You can look at the Technology Select Sector SPDR Fund (NYSEARCA: XLK) to gauge the momentum in this industry today. When pegged against the S&P 500 year-to-date, the gap widens to a 30.4% outperformance. But now that the VIX is below 13.0%, its lowest level since 2019, you must be more selective about which tech stocks you back.

So look, there is an apparent discrepancy between Abode (NASDAQ: ADBE) and Salesforce (NYSE: CRM) sticking out like a sore thumb, that is, to savvy investors like yourself who are diligent enough to spot it. The undeniable evidence will help you steer toward the right stock to watch this year’s end.

Tune out the noise

It is easy to get drawn in by stock charts that only go up, and when it comes to the computer software industry, that’s all that large capitalization stocks like Adobe and Salesforce seem to be doing. In fact, when taken on average, the industry trades at 98.8% of its 52-week highs.

You must tune out the temptation to project these paths moving forward, as there are a lot of falling knives in the space, so leave others to try to catch them. This situation calls for a deeper analysis, and it is coming right up.

As a first stop, you could check with the people that get paid to study these businesses every day, project their financials, and take into consideration any possible scenario, all to deliver Main Street an average valuation range for said business. Analysts!
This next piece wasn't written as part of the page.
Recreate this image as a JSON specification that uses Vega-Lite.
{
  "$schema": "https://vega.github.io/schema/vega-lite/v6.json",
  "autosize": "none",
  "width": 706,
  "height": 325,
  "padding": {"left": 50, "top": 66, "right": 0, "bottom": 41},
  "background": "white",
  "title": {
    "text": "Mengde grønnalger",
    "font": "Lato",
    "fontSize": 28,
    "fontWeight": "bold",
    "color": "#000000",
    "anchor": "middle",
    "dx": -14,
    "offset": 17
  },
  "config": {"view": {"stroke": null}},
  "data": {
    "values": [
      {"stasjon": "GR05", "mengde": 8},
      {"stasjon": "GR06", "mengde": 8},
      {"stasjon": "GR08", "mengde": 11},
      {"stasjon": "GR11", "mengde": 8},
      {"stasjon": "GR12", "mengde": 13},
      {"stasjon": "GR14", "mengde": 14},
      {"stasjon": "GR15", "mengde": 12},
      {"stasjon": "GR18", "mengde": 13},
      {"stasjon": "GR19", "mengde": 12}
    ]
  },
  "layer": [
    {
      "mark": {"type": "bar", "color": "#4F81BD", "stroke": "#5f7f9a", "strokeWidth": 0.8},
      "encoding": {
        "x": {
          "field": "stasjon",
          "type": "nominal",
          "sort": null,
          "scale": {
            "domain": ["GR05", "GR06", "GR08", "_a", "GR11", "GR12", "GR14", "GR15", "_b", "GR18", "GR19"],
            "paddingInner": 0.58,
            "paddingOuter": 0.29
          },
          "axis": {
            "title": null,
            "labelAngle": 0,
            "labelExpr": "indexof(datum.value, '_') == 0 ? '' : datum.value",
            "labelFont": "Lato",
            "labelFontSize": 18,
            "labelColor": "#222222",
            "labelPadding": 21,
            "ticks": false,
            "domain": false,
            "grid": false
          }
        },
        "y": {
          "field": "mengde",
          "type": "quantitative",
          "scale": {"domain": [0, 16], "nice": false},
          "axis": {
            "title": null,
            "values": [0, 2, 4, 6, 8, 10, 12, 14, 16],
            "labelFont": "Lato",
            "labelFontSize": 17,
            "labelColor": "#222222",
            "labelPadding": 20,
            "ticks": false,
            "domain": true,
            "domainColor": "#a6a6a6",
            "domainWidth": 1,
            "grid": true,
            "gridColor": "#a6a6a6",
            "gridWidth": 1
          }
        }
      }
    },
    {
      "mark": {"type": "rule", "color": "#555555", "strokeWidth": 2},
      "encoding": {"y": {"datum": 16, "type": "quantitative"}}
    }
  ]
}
Abode price targets to land on a consensus of $603.2 a share, which implies a 3.2% downside from where the stock trades today, which is not a great start. Considering the stock is near its all-time high prices, this change in sentiment can become extremely dangerous before you know it.
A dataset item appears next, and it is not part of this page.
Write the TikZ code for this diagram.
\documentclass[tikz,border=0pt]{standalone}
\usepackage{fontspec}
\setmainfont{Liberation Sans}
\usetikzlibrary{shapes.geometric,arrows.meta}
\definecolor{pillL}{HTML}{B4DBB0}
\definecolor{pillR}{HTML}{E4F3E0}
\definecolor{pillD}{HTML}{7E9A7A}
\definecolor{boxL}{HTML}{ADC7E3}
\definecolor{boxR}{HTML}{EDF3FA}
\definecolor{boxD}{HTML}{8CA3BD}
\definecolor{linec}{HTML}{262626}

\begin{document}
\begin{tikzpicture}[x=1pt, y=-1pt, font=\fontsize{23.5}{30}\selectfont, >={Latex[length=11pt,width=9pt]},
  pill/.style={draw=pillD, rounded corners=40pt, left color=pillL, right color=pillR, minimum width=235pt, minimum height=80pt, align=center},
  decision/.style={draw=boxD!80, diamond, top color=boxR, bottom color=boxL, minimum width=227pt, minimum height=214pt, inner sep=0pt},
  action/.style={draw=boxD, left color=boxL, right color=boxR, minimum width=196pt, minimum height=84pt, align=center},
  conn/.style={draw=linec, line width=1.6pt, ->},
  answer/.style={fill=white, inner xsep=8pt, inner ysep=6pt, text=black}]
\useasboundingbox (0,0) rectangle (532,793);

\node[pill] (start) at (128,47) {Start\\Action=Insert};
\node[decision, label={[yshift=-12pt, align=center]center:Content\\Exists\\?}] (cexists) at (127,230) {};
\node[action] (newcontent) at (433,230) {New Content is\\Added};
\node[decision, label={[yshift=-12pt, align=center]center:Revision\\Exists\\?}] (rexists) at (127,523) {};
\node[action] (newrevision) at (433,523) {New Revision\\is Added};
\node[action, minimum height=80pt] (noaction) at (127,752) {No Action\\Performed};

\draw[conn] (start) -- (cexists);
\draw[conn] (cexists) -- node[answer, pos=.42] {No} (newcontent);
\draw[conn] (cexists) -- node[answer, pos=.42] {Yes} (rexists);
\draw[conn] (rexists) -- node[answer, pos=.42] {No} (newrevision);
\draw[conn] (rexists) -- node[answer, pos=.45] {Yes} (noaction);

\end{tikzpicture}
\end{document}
Salesforce is marching to a different tune, perhaps riding on the increasing wave of companies opting for a hybrid or even fully remote work model, spiking the demand for the software beyond belief. Here, analysts have agreed to slap a $24.4 a share price target, reflecting an 8.2% upside from today.

Get technical

Beyond the price action and analyst sentiment, there are other measures that you can look at to come up with a proper explanation of where a stock may be headed and its justification.

The two measures you need to create this view are Forward price-to-earnings ratios and the projected EPS growth for the next twelve months. The premise is basic: how much are markets willing to pay today for the potential future growth of earnings?
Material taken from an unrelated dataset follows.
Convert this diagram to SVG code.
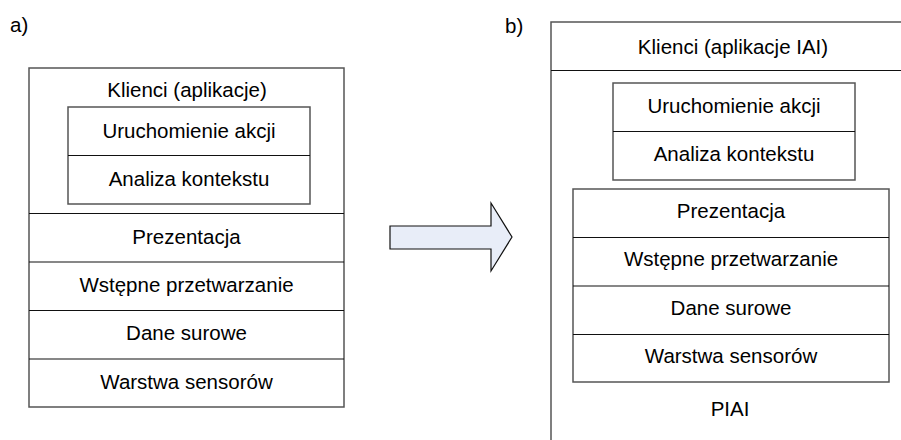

Taking the industry as a whole, it carries an average forward P/E of 30.6x and an expected EPS growth of 13.3% in the next twelve months. Knowing what you know now, it is time to place Abode and Salesforce against this benchmark to find out where they stand in the eyes of the market.

Abode trades at a much more expensive 34.9x ratio when it stands next to Salesforce, whose stock can be bought today for a much more reasonable 24.0x, which also happens to be at a 21.4% discount to the sector average.

Now, bears would be in their uncommon right mind to say, “Yeah, but it must be cheap for a reason.” in this case, they would be wrong. Adobe analysts are projecting a 12.1% EPS advance for the next twelve months, barely meeting the industry’s 13.3% average.

Salesforce, the cheaper stock in this example, has analysts falling in love with a 21.1% projected EPS advance for next year. This is above Adobe’s growth rate and 20.0% above the industry average growth rate.

So here’s the deal: Salesforce is looking to grow its earnings at one of the highest rates in the internet software industry, yet it is trading at a 21.4% discount to peers?

Yeah, that makes no sense, and this is one of those opportunities where you can take advantage of everyone else having a big old party while you scheme your next wealth-building move.